Was man sich aber bei der Diskussion von Tapes und Alben schenken kann: die Einteilung in eine Zweiklassengesellschaft von »nur« ein Tape und »immerhin« ein Album. Verlegenheitsetiketten aus den Nullerjahren à la »Streetalbum« ohnehin. Die Zeit, in denen Alben fast automatisch den nächsten zwingenden, entwicklungslogisch angezeigten Schritt in der Karriere eines Rap-Künstlers bedeuteten und seinen Sound »aufs nächste Level« hievten, sind wohl auch vorbei – wenn es diese Zeit überhaupt mal gab. Die hohe, spielerische, produktions- und inhaltsbezogene Qualität vieler Tapes liegt in seinem ihm noch immer zugeschriebenen Underdogstatus begründet – und der geht im Rap immer.
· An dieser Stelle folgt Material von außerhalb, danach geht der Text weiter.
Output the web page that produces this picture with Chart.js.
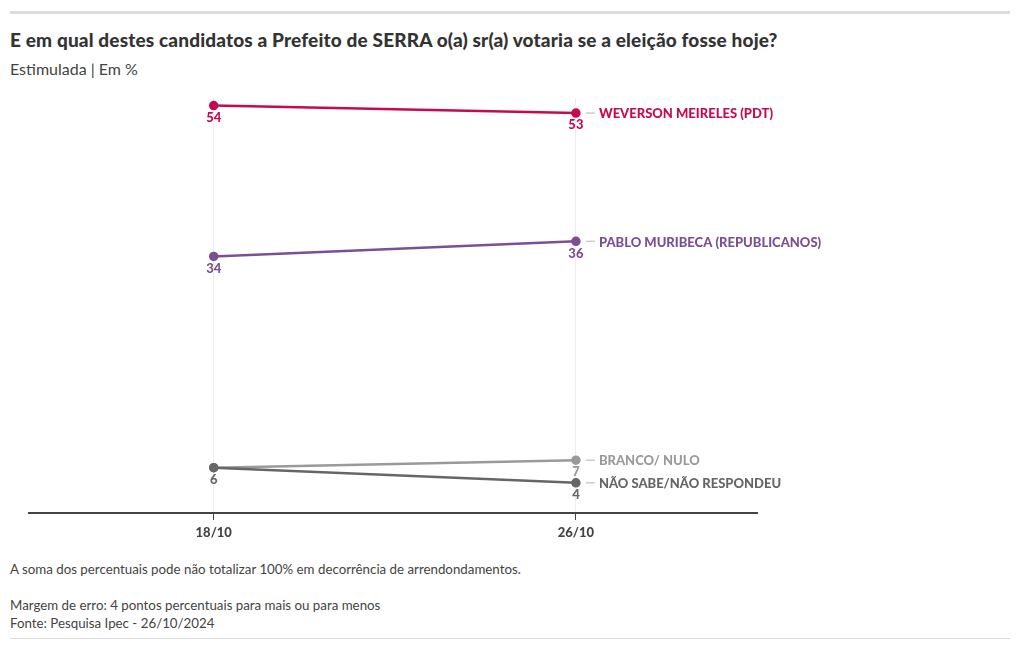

Als notorisch unausgeglichener kleiner Bruder des ach so erwachsenen Albums, macht er häufig die Moves, die in der Liga über dem Mixtape-Untergrund manchmal untersagt sind. Die echten Power Moves. Die Folge dieser formatbezogenen Unausgeglichenheit ist aber leider auch, dass man viel Unausgegorenes, Unhörbares und Belangloses bekommt. Manchmal aber auch echte Perlen, die so gut funktionieren, dass sie in verwandelter Form auf dem Album wiederzufinden sind und dem Künstler das geben, was er trivialerweise am Meisten braucht: etwas Eigenes. Und wenn man das hat, wird man zum »Easy Rider«. Kein Grund also, das Album zu verabschieden – das Mixtape aber erst recht nicht.